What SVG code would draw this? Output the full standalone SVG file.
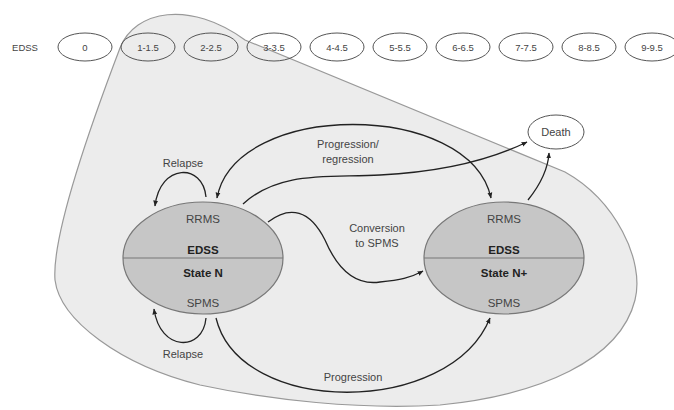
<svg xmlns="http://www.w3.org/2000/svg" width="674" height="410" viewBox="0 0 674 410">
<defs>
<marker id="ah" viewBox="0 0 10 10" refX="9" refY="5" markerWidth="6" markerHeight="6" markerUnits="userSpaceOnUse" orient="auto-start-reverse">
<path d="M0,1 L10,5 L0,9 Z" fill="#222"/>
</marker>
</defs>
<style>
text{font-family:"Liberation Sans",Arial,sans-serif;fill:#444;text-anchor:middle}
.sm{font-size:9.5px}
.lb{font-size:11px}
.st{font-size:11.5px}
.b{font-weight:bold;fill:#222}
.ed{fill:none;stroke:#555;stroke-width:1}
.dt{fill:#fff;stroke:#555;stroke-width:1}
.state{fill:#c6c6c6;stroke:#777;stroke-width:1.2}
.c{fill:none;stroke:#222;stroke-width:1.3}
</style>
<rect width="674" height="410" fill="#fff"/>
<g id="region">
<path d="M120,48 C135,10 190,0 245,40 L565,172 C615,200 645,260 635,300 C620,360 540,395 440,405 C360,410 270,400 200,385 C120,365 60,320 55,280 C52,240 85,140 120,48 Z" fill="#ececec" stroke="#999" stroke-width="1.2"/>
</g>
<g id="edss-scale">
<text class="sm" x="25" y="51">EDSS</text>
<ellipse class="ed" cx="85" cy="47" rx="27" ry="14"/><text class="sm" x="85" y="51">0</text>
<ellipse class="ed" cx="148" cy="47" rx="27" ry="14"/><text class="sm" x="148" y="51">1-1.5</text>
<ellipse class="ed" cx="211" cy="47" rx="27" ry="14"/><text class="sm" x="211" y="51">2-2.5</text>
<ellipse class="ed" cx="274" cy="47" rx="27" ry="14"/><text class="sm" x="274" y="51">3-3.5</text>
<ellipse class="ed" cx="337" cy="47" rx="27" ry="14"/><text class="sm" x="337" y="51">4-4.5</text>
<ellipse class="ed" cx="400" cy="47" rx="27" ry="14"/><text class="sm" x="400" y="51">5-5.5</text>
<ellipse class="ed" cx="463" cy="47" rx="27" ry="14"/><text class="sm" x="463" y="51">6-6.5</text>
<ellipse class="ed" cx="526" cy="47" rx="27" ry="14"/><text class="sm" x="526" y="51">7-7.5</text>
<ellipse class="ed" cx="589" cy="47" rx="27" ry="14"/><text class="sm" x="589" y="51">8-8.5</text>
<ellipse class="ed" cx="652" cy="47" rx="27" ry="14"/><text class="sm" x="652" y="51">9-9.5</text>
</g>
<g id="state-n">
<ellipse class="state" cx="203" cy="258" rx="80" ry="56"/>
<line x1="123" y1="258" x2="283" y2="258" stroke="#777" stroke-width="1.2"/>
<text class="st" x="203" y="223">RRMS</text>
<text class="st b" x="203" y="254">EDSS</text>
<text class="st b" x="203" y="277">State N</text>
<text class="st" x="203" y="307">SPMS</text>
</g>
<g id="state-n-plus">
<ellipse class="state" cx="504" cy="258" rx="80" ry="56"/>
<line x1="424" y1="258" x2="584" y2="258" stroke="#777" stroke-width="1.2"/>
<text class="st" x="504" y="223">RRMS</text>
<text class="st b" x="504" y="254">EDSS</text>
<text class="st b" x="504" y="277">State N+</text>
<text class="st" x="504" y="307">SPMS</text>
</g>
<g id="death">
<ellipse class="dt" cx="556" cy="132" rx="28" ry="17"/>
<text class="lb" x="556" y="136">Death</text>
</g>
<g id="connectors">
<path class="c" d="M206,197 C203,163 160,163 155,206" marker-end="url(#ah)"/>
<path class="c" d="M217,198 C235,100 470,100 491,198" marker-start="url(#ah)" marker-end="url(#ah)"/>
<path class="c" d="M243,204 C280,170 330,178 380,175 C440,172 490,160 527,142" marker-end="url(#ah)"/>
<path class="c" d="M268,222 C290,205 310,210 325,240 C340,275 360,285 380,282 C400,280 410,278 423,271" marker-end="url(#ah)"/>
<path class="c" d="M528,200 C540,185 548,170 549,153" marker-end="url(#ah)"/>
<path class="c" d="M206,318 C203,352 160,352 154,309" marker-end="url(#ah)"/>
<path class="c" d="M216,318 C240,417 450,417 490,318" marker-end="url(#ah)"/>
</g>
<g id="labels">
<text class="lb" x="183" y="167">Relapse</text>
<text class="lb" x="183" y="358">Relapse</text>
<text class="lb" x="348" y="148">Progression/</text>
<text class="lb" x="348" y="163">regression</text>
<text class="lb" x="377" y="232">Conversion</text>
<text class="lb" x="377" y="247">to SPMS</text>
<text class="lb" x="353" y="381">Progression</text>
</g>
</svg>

——————————

§ TASK PROMPT
Write the full listing out again with every line unchanged, but include no pictures.

§ FULL ANSWER
What SVG code would draw this? Output the full standalone SVG file.
<svg xmlns="http://www.w3.org/2000/svg" width="674" height="410" viewBox="0 0 674 410">
<defs>
<marker id="ah" viewBox="0 0 10 10" refX="9" refY="5" markerWidth="6" markerHeight="6" markerUnits="userSpaceOnUse" orient="auto-start-reverse">
<path d="M0,1 L10,5 L0,9 Z" fill="#222"/>
</marker>
</defs>
<style>
text{font-family:"Liberation Sans",Arial,sans-serif;fill:#444;text-anchor:middle}
.sm{font-size:9.5px}
.lb{font-size:11px}
.st{font-size:11.5px}
.b{font-weight:bold;fill:#222}
.ed{fill:none;stroke:#555;stroke-width:1}
.dt{fill:#fff;stroke:#555;stroke-width:1}
.state{fill:#c6c6c6;stroke:#777;stroke-width:1.2}
.c{fill:none;stroke:#222;stroke-width:1.3}
</style>
<rect width="674" height="410" fill="#fff"/>
<g id="region">
<path d="M120,48 C135,10 190,0 245,40 L565,172 C615,200 645,260 635,300 C620,360 540,395 440,405 C360,410 270,400 200,385 C120,365 60,320 55,280 C52,240 85,140 120,48 Z" fill="#ececec" stroke="#999" stroke-width="1.2"/>
</g>
<g id="edss-scale">
<text class="sm" x="25" y="51">EDSS</text>
<ellipse class="ed" cx="85" cy="47" rx="27" ry="14"/><text class="sm" x="85" y="51">0</text>
<ellipse class="ed" cx="148" cy="47" rx="27" ry="14"/><text class="sm" x="148" y="51">1-1.5</text>
<ellipse class="ed" cx="211" cy="47" rx="27" ry="14"/><text class="sm" x="211" y="51">2-2.5</text>
<ellipse class="ed" cx="274" cy="47" rx="27" ry="14"/><text class="sm" x="274" y="51">3-3.5</text>
<ellipse class="ed" cx="337" cy="47" rx="27" ry="14"/><text class="sm" x="337" y="51">4-4.5</text>
<ellipse class="ed" cx="400" cy="47" rx="27" ry="14"/><text class="sm" x="400" y="51">5-5.5</text>
<ellipse class="ed" cx="463" cy="47" rx="27" ry="14"/><text class="sm" x="463" y="51">6-6.5</text>
<ellipse class="ed" cx="526" cy="47" rx="27" ry="14"/><text class="sm" x="526" y="51">7-7.5</text>
<ellipse class="ed" cx="589" cy="47" rx="27" ry="14"/><text class="sm" x="589" y="51">8-8.5</text>
<ellipse class="ed" cx="652" cy="47" rx="27" ry="14"/><text class="sm" x="652" y="51">9-9.5</text>
</g>
<g id="state-n">
<ellipse class="state" cx="203" cy="258" rx="80" ry="56"/>
<line x1="123" y1="258" x2="283" y2="258" stroke="#777" stroke-width="1.2"/>
<text class="st" x="203" y="223">RRMS</text>
<text class="st b" x="203" y="254">EDSS</text>
<text class="st b" x="203" y="277">State N</text>
<text class="st" x="203" y="307">SPMS</text>
</g>
<g id="state-n-plus">
<ellipse class="state" cx="504" cy="258" rx="80" ry="56"/>
<line x1="424" y1="258" x2="584" y2="258" stroke="#777" stroke-width="1.2"/>
<text class="st" x="504" y="223">RRMS</text>
<text class="st b" x="504" y="254">EDSS</text>
<text class="st b" x="504" y="277">State N+</text>
<text class="st" x="504" y="307">SPMS</text>
</g>
<g id="death">
<ellipse class="dt" cx="556" cy="132" rx="28" ry="17"/>
<text class="lb" x="556" y="136">Death</text>
</g>
<g id="connectors">
<path class="c" d="M206,197 C203,163 160,163 155,206" marker-end="url(#ah)"/>
<path class="c" d="M217,198 C235,100 470,100 491,198" marker-start="url(#ah)" marker-end="url(#ah)"/>
<path class="c" d="M243,204 C280,170 330,178 380,175 C440,172 490,160 527,142" marker-end="url(#ah)"/>
<path class="c" d="M268,222 C290,205 310,210 325,240 C340,275 360,285 380,282 C400,280 410,278 423,271" marker-end="url(#ah)"/>
<path class="c" d="M528,200 C540,185 548,170 549,153" marker-end="url(#ah)"/>
<path class="c" d="M206,318 C203,352 160,352 154,309" marker-end="url(#ah)"/>
<path class="c" d="M216,318 C240,417 450,417 490,318" marker-end="url(#ah)"/>
</g>
<g id="labels">
<text class="lb" x="183" y="167">Relapse</text>
<text class="lb" x="183" y="358">Relapse</text>
<text class="lb" x="348" y="148">Progression/</text>
<text class="lb" x="348" y="163">regression</text>
<text class="lb" x="377" y="232">Conversion</text>
<text class="lb" x="377" y="247">to SPMS</text>
<text class="lb" x="353" y="381">Progression</text>
</g>
</svg>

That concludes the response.